Thursday, January 27, 2011
so little time! story of all our lives. or is the story just one of bad management of our resources? hmm.... that's a challenging thought. that maybe i'm just wasting time and energy instead of actually not having enough. in many ways.
crap, another heavy thing to work through. lol. i'm doing that a lot these days, and it's ok. i have work to do. i have time for that- theoretically.
i plan on living a lot while i'm here, for however long that is. and assuming nothing happens, i have time.
what matters more is what you do with the time you have, and as long as i'm always moving forward, that's success.
onward and upward. great little run this morning. feeling super pumped about my marathon training program starting up next week. the real work begins. i'm even going to incorporate some speedwork and tempo running into my routine, which will be totally new to me. but i think it will seriously improve my running, too. mix it up, you know?

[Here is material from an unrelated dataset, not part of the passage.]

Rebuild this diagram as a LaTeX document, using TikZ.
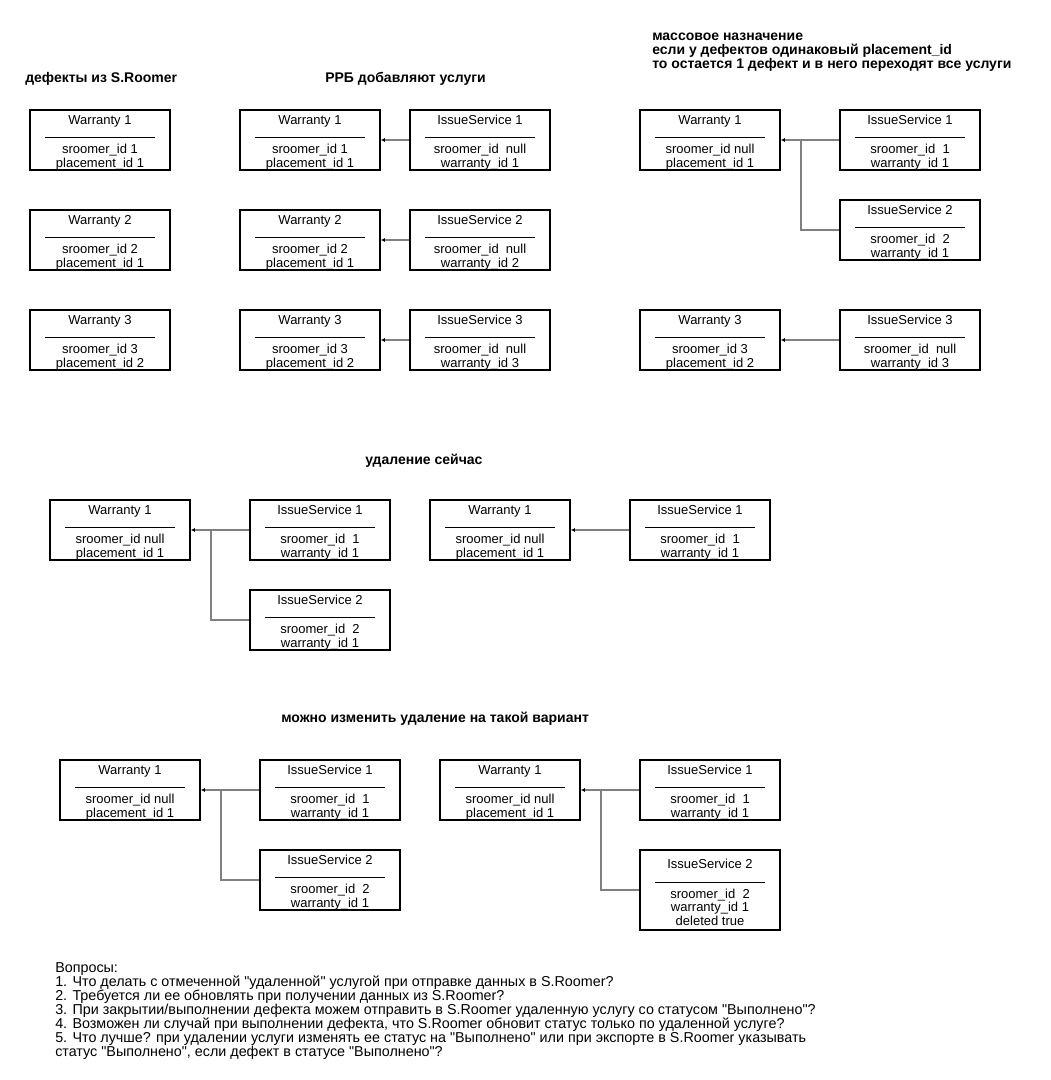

coworker was saying i must be really motivated-- didn't know how to respond. i'm not that motivated-- i'm just committed. that's what i should have said. there are days when i lack motivation, but i don't run because i'm motivated to. i run because it makes sense, because it feels good, because i feel strong and powerful and victorious, because i get stronger and faster, and because i just plain love it. not because i'm motivated. i might NOT run because i'm NOT motivated to on a given day, but it doesn't work in the reverse.
anyway, makes sense to me. it's internalized, it's crystallized, it's rock-solid and the foundation of my newfound identity. i'm shaping myself around this running thing, and i like myself more and more each day. seriously. i'm beginning to love me. that's worth it all. screw motivation, or lack thereof.